Wednesday, October 19, 2011

Large Scale Painting by Lindsey Horne

From the 2011 Art Week Magazine - will post a pdf and photographs soon. It was so exciting picking them all up!!!



Lindsey Horne's large-scale painting is impossible to miss. Hanging just inside the Richardson building, her portrait of a boy with braces was almost imposing.

"I've kind of always just done art," she explains as we sit down. But it was only when she went on exchange to California that she started doing a lot of it. "It was there that I had the studio space and the time to get into it."
The incredibly large scale of her canvases comes from when she started stapling them to the wall because she "felt really claustrophobic within the small canvas", and is largely influenced by her admiration of "that duality of going up really close and seeing a texture or a pattern, then having that really zoomed-out effect as well." Surprisingly, they're not very hard for her to paint, taking two eight-hour sessions to get through. "I don't really paint up close, I get sore arms from my style which is big and fast and swipey. I like working on the whole thing at once, so I use lots of linseed oil to keep the paint runny. I like how I don't let myself have rules when I paint."

Influenced by Jenny Saville, Horne's exhibited portrait has a similarly striking beauty, but not quite the same element of grotesque. Rather, the work is only slightly disturbing insofar as it looks sickly; the colours of the boys' face unnatural and feverish, his eyes longing and emptying.

A huge contributor to Art Week, Lindsey also made a fascinating presentation for the Pecha Kucha night on personification and how faces can represent something purely because of people's super-sensitivity to them. "Faces can be a really powerful tool no matter what realm you're going into.
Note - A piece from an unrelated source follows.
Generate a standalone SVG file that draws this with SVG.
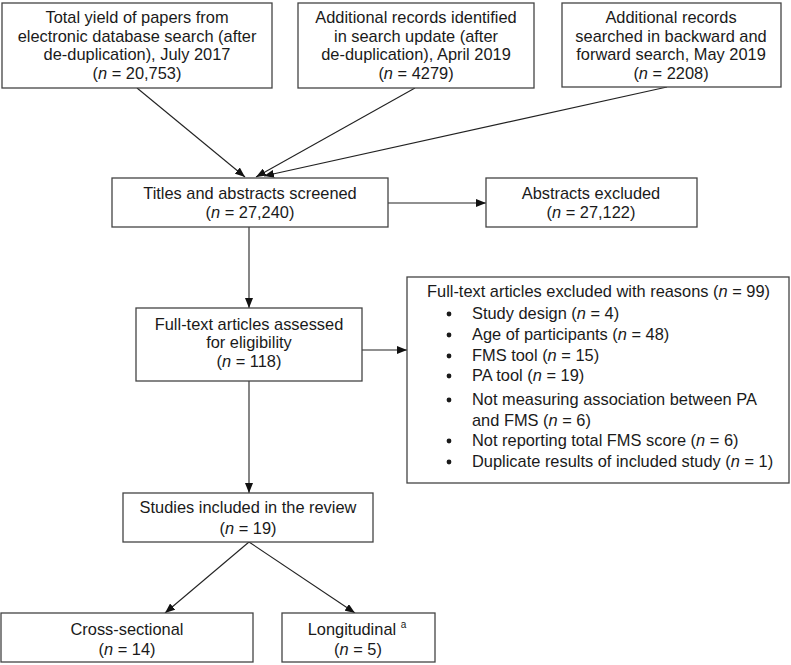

I was talking about that and how if you don't see a face people act differently. I just like faces."

They said that when Lucien Freud died earlier this year, it was the death of painting. But thanks to the likes of Lindsey Horne, I beg to differ. In the contemporary art world where portraiture has been almost exclusively replaced by photography, it's refreshing to see a painter so inspired by faces yet not entrapped by classical representation.

P.S. I found and changed an editorial faux-pas in this piece - particularly embarrassing as the writer AND editor!